His marriage to Evelyn began to crumble during his 1956 treason trial, which lasted four years. (He was acquitted in 1961.) “If I deal with Evelyn here, I’ll have to tell you our marriage really collapsed because of differences in politics,” Mandela says in Troublemaker‘s archival audio. “Her religion did not support political activity.”
He met Winnie during the treason trial. “I saw this woman,” he adds. “And I was struck by her beauty. And I took her out. And then I took her out a couple of times and then I proposed. But it was after the divorce.” When asked if she said yes, he answers, “Oh, she agreed.”
He then recalls a toast her father made to the newlyweds (but clearly directed at his daughter) during the wedding ceremony: “He said, ‘This is a man who is married to the struggle, and you must support him in that struggle. You must do what he’s doing if your marriage is going to last.’ ”
Winnie remained politically active throughout her husband’s imprisonment and was arrested a number of times. She was also criticized for encouraging violence against Black Africans who supported the Apartheid regime, complicating her legacy. Nelson and Winnie divorced in 1996, and he was married to Graca Simbine from 1998 until his death. Winnie died in 2018 at age 81.
The majority of the documentary focuses on Mandela’s efforts to liberate South Africa from White minority rule during the Apartheid era, which lasted from 1948 to 1994. During that period in South Africa, Blacks — who were the racial majority rather than the minority, unlike U.S. Blacks during the Jim Crow era — were regarded as separate and unequal second-class citizens and treated as such.
Troublemaker, named for the colloquial English translation of Mandela’s Xhosa birth name, documents the indignities and subhuman conditions Mandela endured at Robben Island, where he was sent after being convicted of sabotage in June of 1964 and sentenced to life in prison. (At the time, he was already serving five years following his 1962 arrest for leaving South Africa without a permit and organizing an illegal strike.) He remained at Robben Island until March 31, 1982, when he was transferred to Pollsmoor Prison in Cape Town.
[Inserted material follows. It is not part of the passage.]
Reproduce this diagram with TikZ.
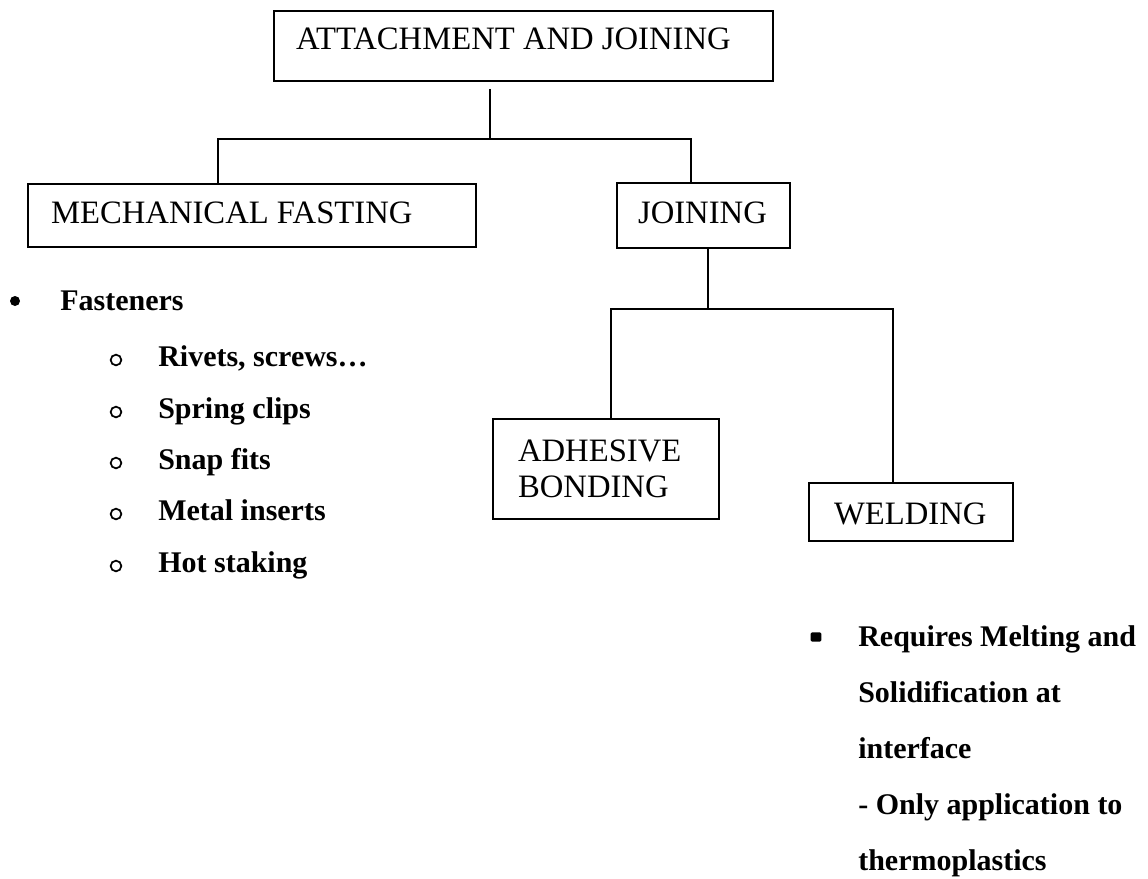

While there, Mandela says in the documentary via the audio recordings, he was allowed one visitor and just one letter of no more than 1,500 words every six months. Prisoners were forced to work in the lime quarry under the harsh glare of the South African sun, sometimes permanently damaging their eyesight, which was the case for Mandela.
“The authorities used the prison system to psychologically damage you,” says Mandela, who was denied requests to attend the funerals of his mother, Nonqaphi Nosekeni, who died in 1968, and his eldest son Thembi, who died the following year.
In 1989, F. W. de Klerk became the final state president of South Africa under Apartheid, and the following year, Mandela was freed from prison. He continued his fight for equality as president of the African National Congress (ANC), and largely through his efforts, the first democratic presidential elections in South Africa were held in 1994.
Mandela, who received the Nobel Peace Prize along with de Klerk in 1993, served just one term as president, leaving office in 1999. He died on Dec. 5, 2013 at age 95.
The film includes footage of then-Senator Joe Biden denouncing apartheid in South Africa and what he called the country’s “puppet regime,” as well as singer-songwriter Tracy Chapman, who became a music superstar during the final years of Mandela’s imprisonment, performing “Talkin’ Bout a Revolution.” Shortly after his release, Mandela went to see Chapman in concert in England. “I’ve always been intrigued by that young lady, and when she came onstage I was real excited,” he says in the audio recordings.
“Amid recent global events,” director Fuqua, 60, tells PEOPLE, “working on Troublemaker with the remarkable Mac Maharaj and immersing myself in Mandela’s words and deeds has reminded me that the strongest spirits can weather the harshest storms, and that tomorrow is always another chance to make the world better.”
Troublemaker premieres Jan. 27 at the Sundance Film Festival, where it will screen through Jan. 31.